Cumhuriyet’e “Kanlı Darbe” demek; Tarihimize ve bu millete hakarettir

Geçtiğimiz günlerde eski milletvekili Ahmet Hamdi Çamlı’nın Cumhuriyet’in ilanını “1923 Kanlı Darbesi” olarak nitelendirmesi, yalnızca tarihi gerçekliklere değil, aynı zamanda bu toprakların binbir emekle yoğrulmuş bağımsızlık mücadelesine de açık bir hakaret niteliğindedir. Bu tür ifadeler, cehaletin ötesinde kasıtlı bir tarih tahrifatına işaret eder.
Cumhuriyet bir halk iradesidir, darbe değil.
Darbe, meşru bir otoriteye karşı yasa dışı yollarla güç kullanılarak yapılan bir müdahaledir. Oysa Cumhuriyet’in ilanı, halkın kendi kaderini tayin etme iradesinin, Gazi Mustafa Kemal Atatürk önderliğinde ete kemiğe büründüğü bir halk devrimidir. Osmanlı İmparatorluğu’nun iflas ettiği, halkın sefalet içinde yaşadığı bir dönemde, millet egemenliğini esas alan bir yönetim biçimi kurulmuş, padişahın kutsal ilan edilen mutlak otoritesi yerine halkın iradesi geçirilmiştir.

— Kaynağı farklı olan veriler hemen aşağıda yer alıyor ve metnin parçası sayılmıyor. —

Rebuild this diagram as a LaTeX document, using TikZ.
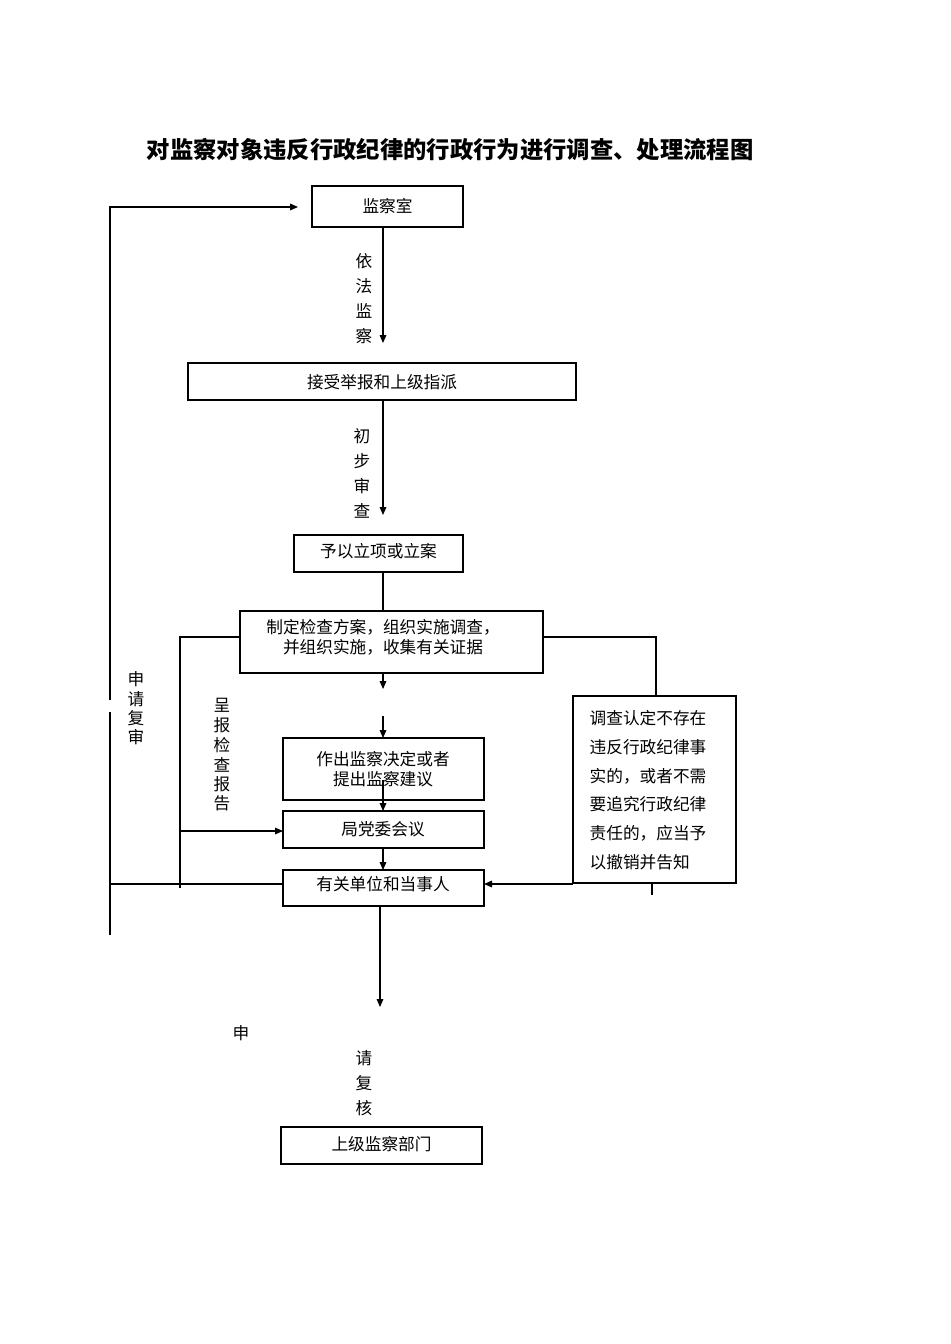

Kurtuluş Savaşı’nın kanı, Cumhuriyet’in harcıdır.
Cumhuriyet, emperyalizme karşı verilen bir ölüm kalım savaşının sonucudur. Atatürk ve silah arkadaşları, bu milletin alnına “bağımsızlık” mührünü vurmuşlardır. Bu mücadeleyi bir “darbe” gibi göstermek, tarih bilmezliğin ötesinde, düşman diliyle konuşmaktır. Bu gibi sözde milletvekilleri iktidar vekili olduklarından mevcut iktidarı kaybetmemek istememektedirler. O sebeple din soslu çakma milliyetçilik tiyatrolarını oynamaktadırlar.
Bu sözler, monarşi sevdalılarının sayıklamalarıdır.

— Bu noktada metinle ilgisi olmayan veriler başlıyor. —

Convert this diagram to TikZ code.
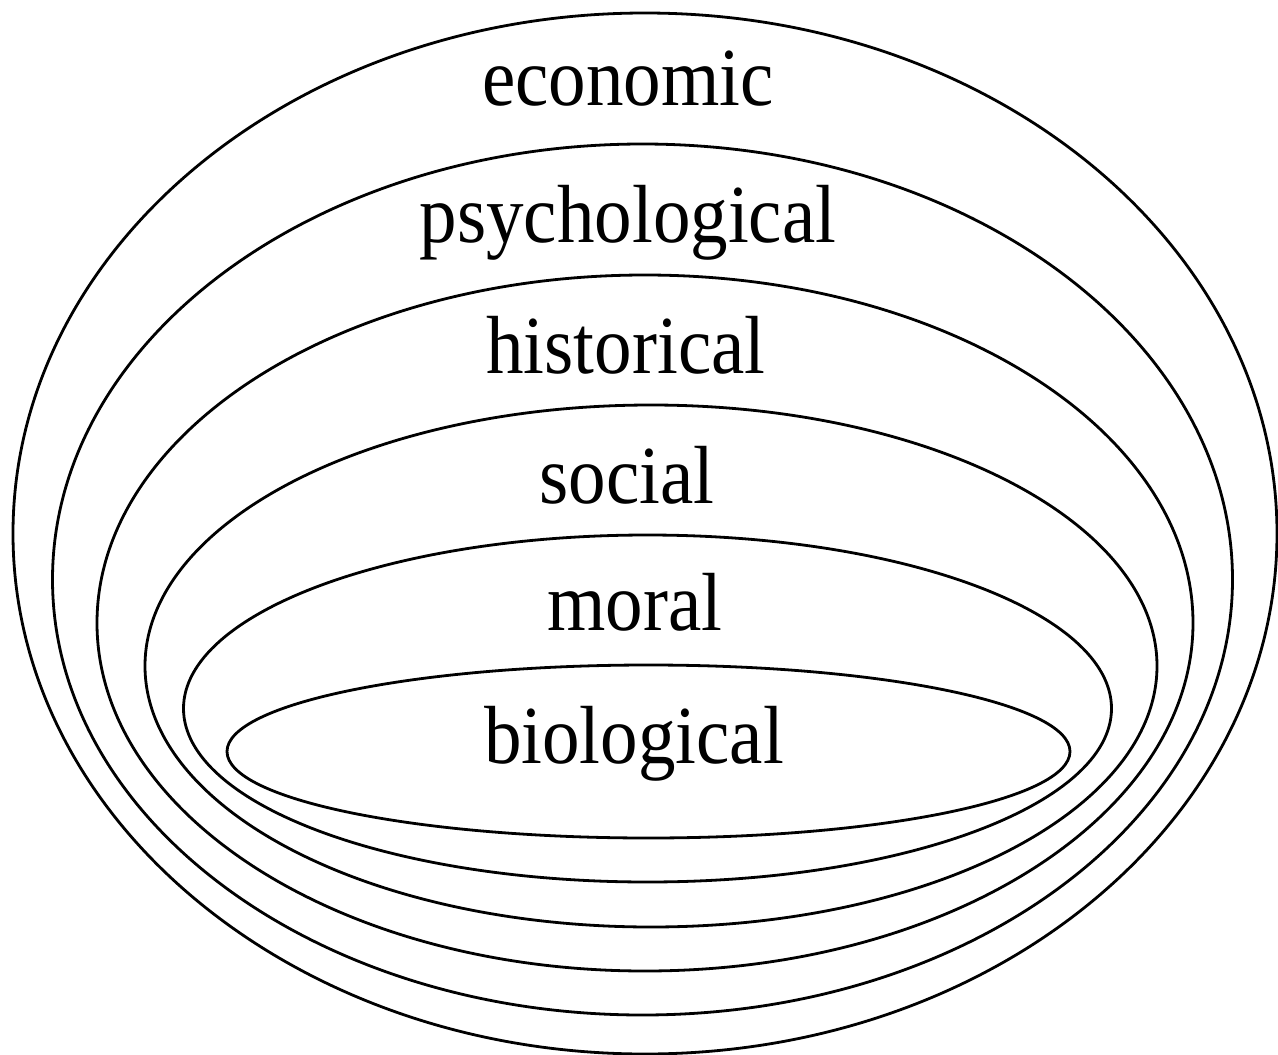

Ahmet Hamdi Çamlı’nın açıklamaları, sadece bir tarih çarpıtması değil, aynı zamanda demokrasi ve halk egemenliği ile sorunu olan bir bedevi zihniyeti ürünüdür. Padişahlık özlemi, tek adamlığa duyulan özlemle birleştiğinde, ortaya çıkan tablo, özgürlükçü değil, totaliterdir. 1923’ü bir “darbe” olarak görmek, demokrasiyi bir “lütûf” sananların zavallı bakış açısıdır. Kendi kitlesinin bile dikkate almadığı şoför beyi, halkın vergisiyle rahatça yaşayabilmektedir.

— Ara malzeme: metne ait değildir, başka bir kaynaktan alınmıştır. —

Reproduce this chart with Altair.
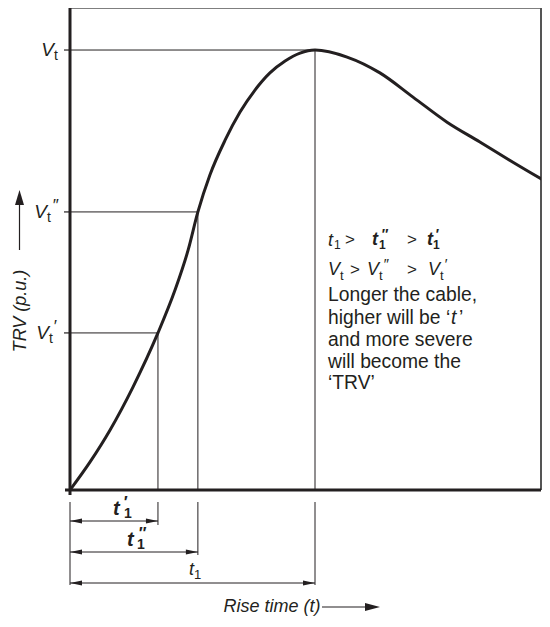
import altair as alt
import pandas as pd

# ---- data (time in units of t1, TRV in units of Vt) ----
time = [0, 0.082, 0.163, 0.257, 0.359, 0.429, 0.482, 0.522, 0.571, 0.633, 0.694,
        0.755, 0.816, 0.878, 0.939, 1.0, 1.131, 1.265, 1.4, 1.539, 1.673, 1.808, 1.951]
trv = [0, 0.064, 0.136, 0.234, 0.357, 0.455, 0.545, 0.632, 0.716, 0.795, 0.859,
       0.909, 0.948, 0.975, 0.993, 1.0, 0.984, 0.948, 0.893, 0.836, 0.791, 0.745, 0.698]
mark_t = [0.359, 0.522, 1.0]      # t1', t1'', t1
mark_v = [0.357, 0.632, 1.0]      # Vt', Vt'', Vt
note_lines = ["Longer the cable,", "and more severe", "will become the", "\u2018TRV\u2019"]

FONT = "Liberation Sans"
INK = "#231f20"
GREY = "#555555"
W, H = 471, 482
RIGHT_EDGE = 70 + W
xs = alt.Scale(domain=[0, W / 245.0], nice=False, zero=False)
ys = alt.Scale(domain=[0, 1.0955], nice=False, zero=False)

one = pd.DataFrame({"k": [0]})
curve = pd.DataFrame({"t": time, "v": trv})
lv = pd.DataFrame({"t": mark_t, "v": mark_v, "zero": [0, 0, 0]})

layers = []


def P(px, py):
    return dict(x=alt.value(px - 70), y=alt.value(py - 8))


def txt(s, px, py, size=19, style="normal", weight="normal", align="left", angle=0):
    return alt.Chart(one).mark_text(
        text=s, font=FONT, fontSize=size, fontStyle=style, fontWeight=weight,
        align=align, baseline="middle", angle=angle, color=INK
    ).encode(**P(px, py))


def seg(x1, y1, x2, y2, w=1.2, color=INK):
    return alt.Chart(one).mark_rule(color=color, strokeWidth=w).encode(
        x=alt.value(x1 - 70), x2=alt.value(x2 - 70),
        y=alt.value(y1 - 8), y2=alt.value(y2 - 8))


LEFT = "M0,0L2,-0.42L2,0.42Z"
RIGHT = "M0,0L-2,-0.42L-2,0.42Z"

# frame
layers.append(seg(RIGHT_EDGE, 8, RIGHT_EDGE, 490, 2, GREY))
layers.append(seg(70, 8, RIGHT_EDGE, 8, 1.5, GREY))

# reference lines
layers.append(alt.Chart(lv).mark_rule(color=INK, strokeWidth=1).encode(
    x=alt.X("zero:Q", scale=xs, axis=None), x2="t:Q",
    y=alt.Y("v:Q", scale=ys, axis=None)))
layers.append(alt.Chart(lv).mark_rule(color=INK, strokeWidth=1).encode(
    x=alt.X("t:Q", scale=xs, axis=None),
    y=alt.Y("v:Q", scale=ys, axis=None), y2="zero:Q"))
layers.append(alt.Chart(lv).mark_rule(color=INK, strokeWidth=1.2).encode(
    x=alt.value(-6), x2=alt.value(0), y=alt.Y("v:Q", scale=ys, axis=None)))

# curve
layers.append(alt.Chart(curve).mark_line(color=INK, strokeWidth=3, interpolate="monotone",
                                         clip=True).encode(
    x=alt.X("t:Q", scale=xs, axis=None), y=alt.Y("v:Q", scale=ys, axis=None)))

# main axes (thick)
layers.append(seg(70, 8, 70, 495, 3))
layers.append(seg(65, 490, RIGHT_EDGE, 490, 3))

# dimension lines below the axis
rows = [(525, 521), (555, 552), (585, 583)]
layers.append(seg(70, 502, 70, 585, 1))
for i, (end, row) in enumerate(rows):
    d = lv.iloc[[i]]
    layers.append(alt.Chart(d).mark_rule(color=INK, strokeWidth=1).encode(
        x=alt.X("t:Q", scale=xs, axis=None), y=alt.value(502 - 8), y2=alt.value(end - 8)))
    layers.append(alt.Chart(d).mark_rule(color=INK, strokeWidth=1).encode(
        x=alt.X("zero:Q", scale=xs, axis=None), x2="t:Q", y=alt.value(row - 8)))
    layers.append(alt.Chart(d).mark_point(shape=LEFT, filled=True, size=144, color=INK,
                                          opacity=1, strokeWidth=0).encode(
        x=alt.X("zero:Q", scale=xs, axis=None), y=alt.value(row - 8)))
    layers.append(alt.Chart(d).mark_point(shape=RIGHT, filled=True, size=144, color=INK,
                                          opacity=1, strokeWidth=0).encode(
        x=alt.X("t:Q", scale=xs, axis=None), y=alt.value(row - 8)))

# dimension labels
layers += [txt("t", 113, 509, 20, "italic", "bold"), txt("\u2032", 123, 503, 16, "italic", "bold"),
           txt("1", 124, 514, 14, "normal", "bold")]
layers += [txt("t", 127, 540, 20, "italic", "bold"), txt("\u2033", 138, 534, 16, "italic", "bold"),
           txt("1", 137, 545, 14, "normal", "bold")]
layers += [txt("t", 189, 570, 18, "italic"), txt("1", 194, 575, 13)]

# level labels on the left
layers += [txt("V", 54, 50, 19, "italic", align="right"), txt("t", 54, 56, 14)]
layers += [txt("V", 47, 212, 19, "italic", align="right"), txt("t", 47, 218, 14),
           txt("\u2033", 52, 206, 17, "italic")]
layers += [txt("V", 49, 333, 19, "italic", align="right"), txt("t", 49, 339, 14),
           txt("\u2032", 53, 327, 17, "italic")]

# y title with arrow
layers.append(txt("TRV (p.u.)", 21, 311, 18, "italic", align="center", angle=270))
layers.append(seg(19.5, 250, 19.5, 200, 1.2))
layers.append(alt.Chart(one).mark_point(shape="M0,0L-0.75,2.5L0.75,2.5Z", filled=True, size=144,
                                        color=INK, opacity=1, strokeWidth=0).encode(**P(19.5, 190)))

# x title with arrow
layers.append(txt("Rise time (t)", 272, 607, 18, "italic", align="center"))
layers.append(seg(322, 607, 368, 607, 1.2))
layers.append(alt.Chart(one).mark_point(shape="M0,0L-2.5,-0.67L-2.5,0.67Z", filled=True, size=144,
                                        color=INK, opacity=1, strokeWidth=0).encode(**P(380, 607)))

# note block
NS = 19.3
layers += [txt("t", 328, 241, 18, "italic"), txt("1", 334, 245, 12), txt(">", 345, 240, 17),
           txt("t", 372, 240, 18, "italic", "bold"), txt("1", 379, 245, 12, "normal", "bold"),
           txt("\u2033", 381, 235, 14, "italic", "bold"), txt(">", 407, 240, 17),
           txt("t", 427, 240, 18, "italic", "bold"), txt("1", 433, 245, 12, "normal", "bold"),
           txt("\u2032", 435, 235, 14, "italic", "bold")]
layers += [txt("V", 328, 270, 18, "italic"), txt("t", 340, 276, 13), txt(">", 350, 270, 17),
           txt("V", 367, 270, 18, "italic"), txt("t", 379, 276, 13), txt("\u2033", 383, 264, 15, "italic"),
           txt(">", 407, 270, 17),
           txt("V", 428, 270, 18, "italic"), txt("t", 440, 276, 13), txt("\u2032", 444, 264, 15, "italic")]
layers.append(txt(note_lines[0], 328, 295, NS))
layers += [txt("higher will be \u2018", 328, 318, NS), txt("t", 451, 318, NS, "italic"),
           txt("\u2019", 459, 318, NS)]
layers.append(txt(note_lines[1], 328, 340, NS))
layers.append(txt(note_lines[2], 328, 362, NS))
layers.append(txt(note_lines[3], 328, 383, NS))

chart = alt.layer(*layers).properties(
    width=W, height=H,
    autosize=alt.AutoSizeParams(type="none"),
    padding={"left": 62, "top": 0, "right": 1, "bottom": 127},
).configure_view(stroke=None)

chart.save("out.html", embed_options={"renderer": "svg", "actions": False})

Cumhuriyet, halkın namusudur.
Cumhuriyet yalnızca bir yönetim şekli değil, aynı zamanda toplumsal bir sözleşme, eşit yurttaşlık idealidir. Kadınıyla erkeğiyle, zenginiyle yoksuluyla herkese söz hakkı tanıyan bir rejimdir. Bu ifadeleri Arapçılık fantezileriyle halkı sefalete sürükleyen ve gün geçtikçe itibar kaybeden, kendi kitlesine iktidara gelmeden sattığı hayallerini gerçekleştiremeyen, hatta imaj olarak kendi kitlesini utandıran bir partinin vekilinin sözde hezeyanları diye yorumluyoruz.